**Work instructions**:
Output the records exactly as they appear, with no pictures included.

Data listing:
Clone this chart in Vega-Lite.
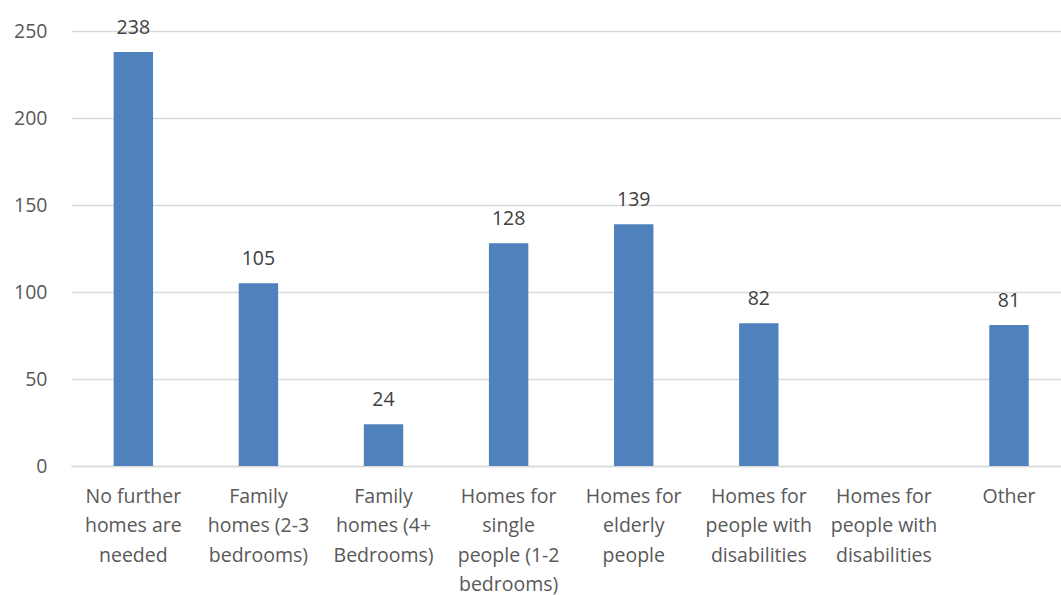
{
  "$schema": "https://vega.github.io/schema/vega-lite/v6.json",
  "width": 990,
  "height": 435,
  "autosize": {"type": "none"},
  "padding": {"left": 71, "top": 31, "right": 0, "bottom": 129},
  "background": "white",
  "config": {
    "view": {"stroke": null},
    "font": "Open Sans"
  },
  "data": {
    "values": [
      {"category": "No further|homes are|needed", "value": 238},
      {"category": "Family|homes (2-3|bedrooms)", "value": 105},
      {"category": "Family|homes (4+|Bedrooms)", "value": 24},
      {"category": "Homes for|single|people (1-2|bedrooms)", "value": 128},
      {"category": "Homes for|elderly|people", "value": 139},
      {"category": "Homes for|people with|disabilities", "value": 82},
      {"category": "Homes for|people with|disabilities ", "value": null},
      {"category": "Other", "value": 81}
    ]
  },
  "encoding": {
    "x": {
      "field": "category",
      "type": "nominal",
      "sort": null,
      "scale": {
        "domain": [
          "No further|homes are|needed",
          "Family|homes (2-3|bedrooms)",
          "Family|homes (4+|Bedrooms)",
          "Homes for|single|people (1-2|bedrooms)",
          "Homes for|elderly|people",
          "Homes for|people with|disabilities",
          "Homes for|people with|disabilities ",
          "Other"
        ],
        "paddingInner": 0.685, "paddingOuter": 0.2995, "align": 0.569
      },
      "axis": {
        "title": null,
        "labelAngle": 0,
        "labelExpr": "split(datum.value, '|')",
        "labelFont": "Open Sans",
        "labelFontSize": 19.5,
        "labelColor": "#595959",
        "labelLineHeight": 29.5,
        "labelPadding": 21,
        "labelBaseline": "top",
        "ticks": false,
        "domain": true,
        "domainColor": "#D9D9D9",
        "domainWidth": 1.3,
        "grid": false,
        "labelLimit": 200
      }
    },
    "y": {
      "field": "value",
      "type": "quantitative",
      "scale": {"domain": [0, 250], "nice": false},
      "axis": {
        "title": null,
        "values": [0, 50, 100, 150, 200, 250],
        "labelFont": "Open Sans",
        "labelFontSize": 19.5,
        "labelColor": "#595959",
        "labelPadding": 24,
        "ticks": false,
        "domain": false,
        "grid": true,
        "gridColor": "#D9D9D9",
        "gridWidth": 1.3
      }
    }
  },
  "layer": [
    {"mark": {"type": "bar", "color": "#4F81BD"}},
    {
      "transform": [{"filter": "isValid(datum.value)"}],
      "mark": {"type": "text", "baseline": "alphabetic", "dy": -18, "font": "Open Sans", "fontSize": 19.5, "color": "#404040"},
      "encoding": {"text": {"field": "value", "type": "quantitative"}}
    }
  ]
}
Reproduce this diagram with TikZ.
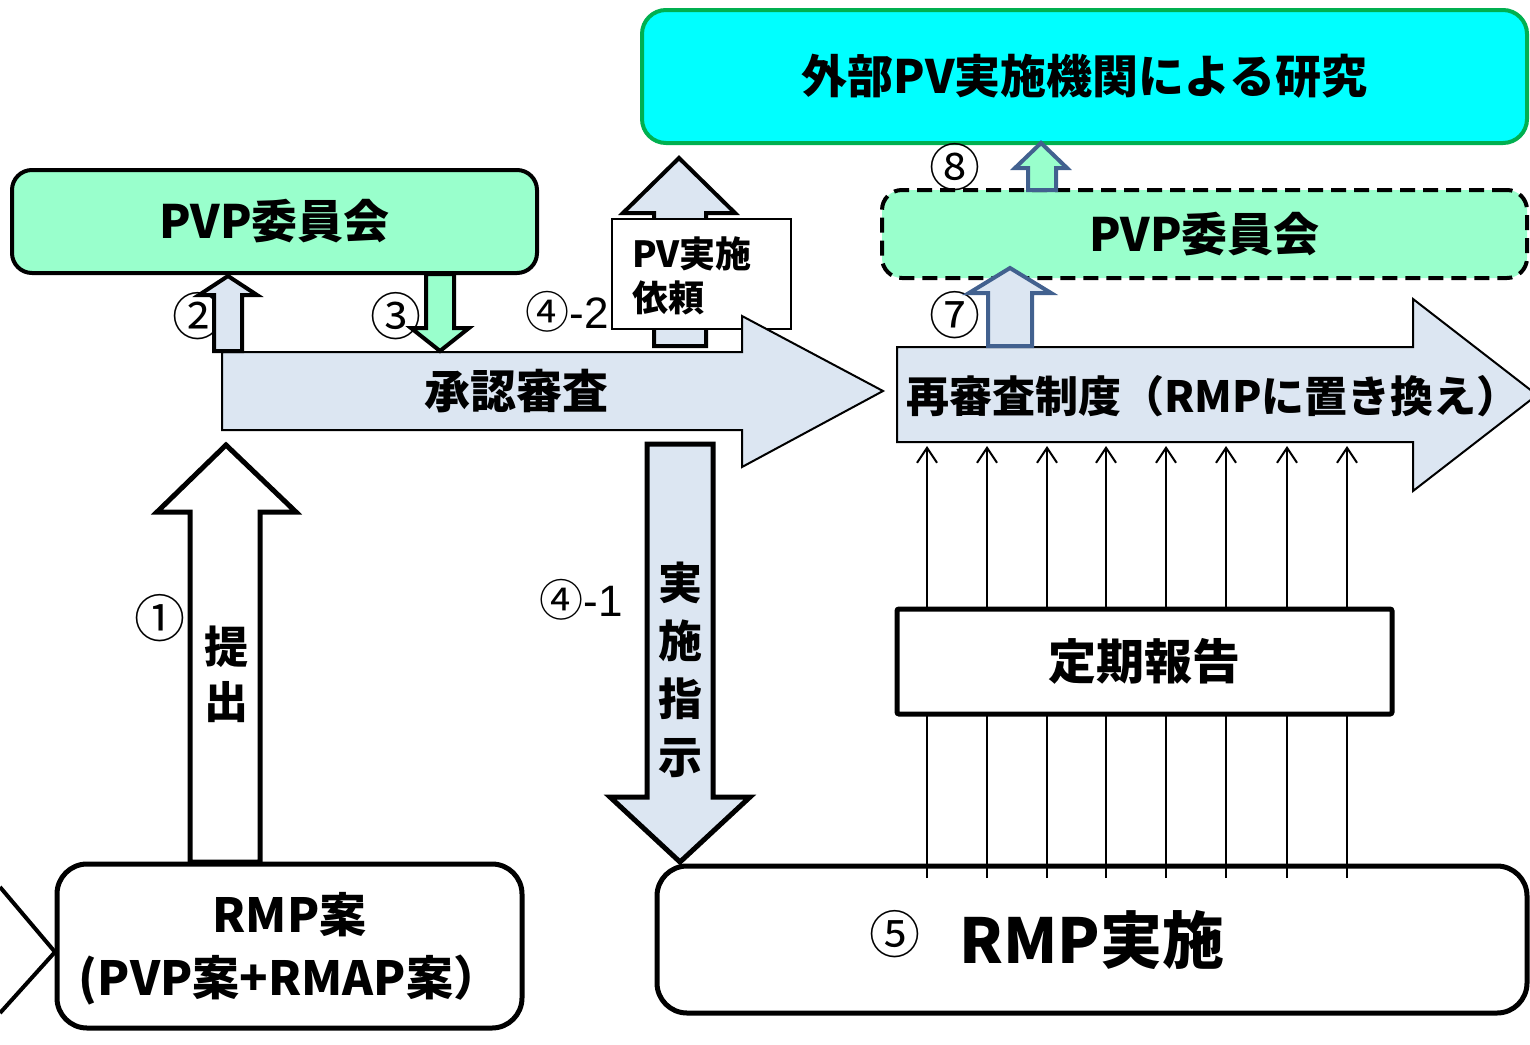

**Correct answer**:
Clone this chart in Vega-Lite.
{
  "$schema": "https://vega.github.io/schema/vega-lite/v6.json",
  "width": 990,
  "height": 435,
  "autosize": {"type": "none"},
  "padding": {"left": 71, "top": 31, "right": 0, "bottom": 129},
  "background": "white",
  "config": {
    "view": {"stroke": null},
    "font": "Open Sans"
  },
  "data": {
    "values": [
      {"category": "No further|homes are|needed", "value": 238},
      {"category": "Family|homes (2-3|bedrooms)", "value": 105},
      {"category": "Family|homes (4+|Bedrooms)", "value": 24},
      {"category": "Homes for|single|people (1-2|bedrooms)", "value": 128},
      {"category": "Homes for|elderly|people", "value": 139},
      {"category": "Homes for|people with|disabilities", "value": 82},
      {"category": "Homes for|people with|disabilities ", "value": null},
      {"category": "Other", "value": 81}
    ]
  },
  "encoding": {
    "x": {
      "field": "category",
      "type": "nominal",
      "sort": null,
      "scale": {
        "domain": [
          "No further|homes are|needed",
          "Family|homes (2-3|bedrooms)",
          "Family|homes (4+|Bedrooms)",
          "Homes for|single|people (1-2|bedrooms)",
          "Homes for|elderly|people",
          "Homes for|people with|disabilities",
          "Homes for|people with|disabilities ",
          "Other"
        ],
        "paddingInner": 0.685, "paddingOuter": 0.2995, "align": 0.569
      },
      "axis": {
        "title": null,
        "labelAngle": 0,
        "labelExpr": "split(datum.value, '|')",
        "labelFont": "Open Sans",
        "labelFontSize": 19.5,
        "labelColor": "#595959",
        "labelLineHeight": 29.5,
        "labelPadding": 21,
        "labelBaseline": "top",
        "ticks": false,
        "domain": true,
        "domainColor": "#D9D9D9",
        "domainWidth": 1.3,
        "grid": false,
        "labelLimit": 200
      }
    },
    "y": {
      "field": "value",
      "type": "quantitative",
      "scale": {"domain": [0, 250], "nice": false},
      "axis": {
        "title": null,
        "values": [0, 50, 100, 150, 200, 250],
        "labelFont": "Open Sans",
        "labelFontSize": 19.5,
        "labelColor": "#595959",
        "labelPadding": 24,
        "ticks": false,
        "domain": false,
        "grid": true,
        "gridColor": "#D9D9D9",
        "gridWidth": 1.3
      }
    }
  },
  "layer": [
    {"mark": {"type": "bar", "color": "#4F81BD"}},
    {
      "transform": [{"filter": "isValid(datum.value)"}],
      "mark": {"type": "text", "baseline": "alphabetic", "dy": -18, "font": "Open Sans", "fontSize": 19.5, "color": "#404040"},
      "encoding": {"text": {"field": "value", "type": "quantitative"}}
    }
  ]
}
Reproduce this diagram with TikZ.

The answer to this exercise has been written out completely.